認知症ケアや看取り、介護機器・ロボットの活用も
①認知症への理解とスキルの向上
特養で暮らす利用者の8割以上は、程度の差はあれ、認知症を患っています。そうした人々の不安や混乱を和らげ、安心して暮らせる居場所を提供するには、医療・介護の両面から、認知症に関する豊かな知識と観察・対応力を身につけていくことが、施設および職員に望まれます。
認知症への深い理解と対応は、利用者の自尊心を傷つけない態度や言葉づかいへの配慮となってあらわれ、不適切ケアや虐待の防止にもつながります。そのためにも、認知症ケアに対する知識や経験を常に職員間で共有し高め合うこと、そしてそのための仕組みづくりが、より一層望まれます。
②看取り介護の実施と充実
過度な医療処置や延命治療ではなく、穏やかに自然に最期を迎えたいと願う人は多くみられます。「終の棲家」である特養は、そうした死の看取りの場としての役割がますます望まれています。現在、看取りを実施している施設は特養の7割程度。まだまだ実績の少ない施設が多いのが現状ですが、家族・介護職・医療職がフラットな関係で看取る――。

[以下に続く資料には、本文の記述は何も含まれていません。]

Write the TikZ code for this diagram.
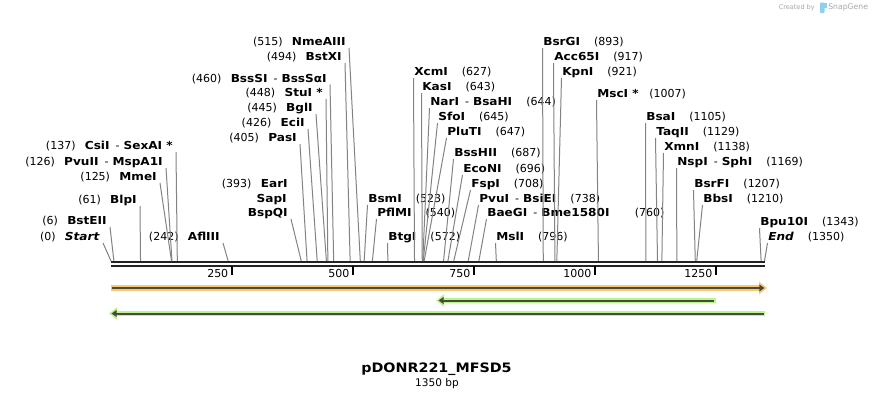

病院とは違った、そんな“介護施設モデル”の看取りが期待されています。
③介護機器・ロボットの上手な活用
座位や立位を取るのが難しい重度の利用者が増加するなか、移乗や移動介助は“人力による力任せの介護”だけでは限界があるのが実情です。介助方法がまずいと、利用者に苦痛や不快感を与えるだけでなく、ケガや事故につながります。また介護職員にとっても負担が大きく、肩や腰を痛める原因になりかねません。
ベッドから車椅子への移乗に役立つスライディングボードや、床走行式リフト、介護職員の腰に装着して負担軽減を図る介護ロボットなども最近では登場しています。職員の確保と定着を図るためにも、無理をせずに安心して働ける職場環境を早急に整えていくことが望まれます。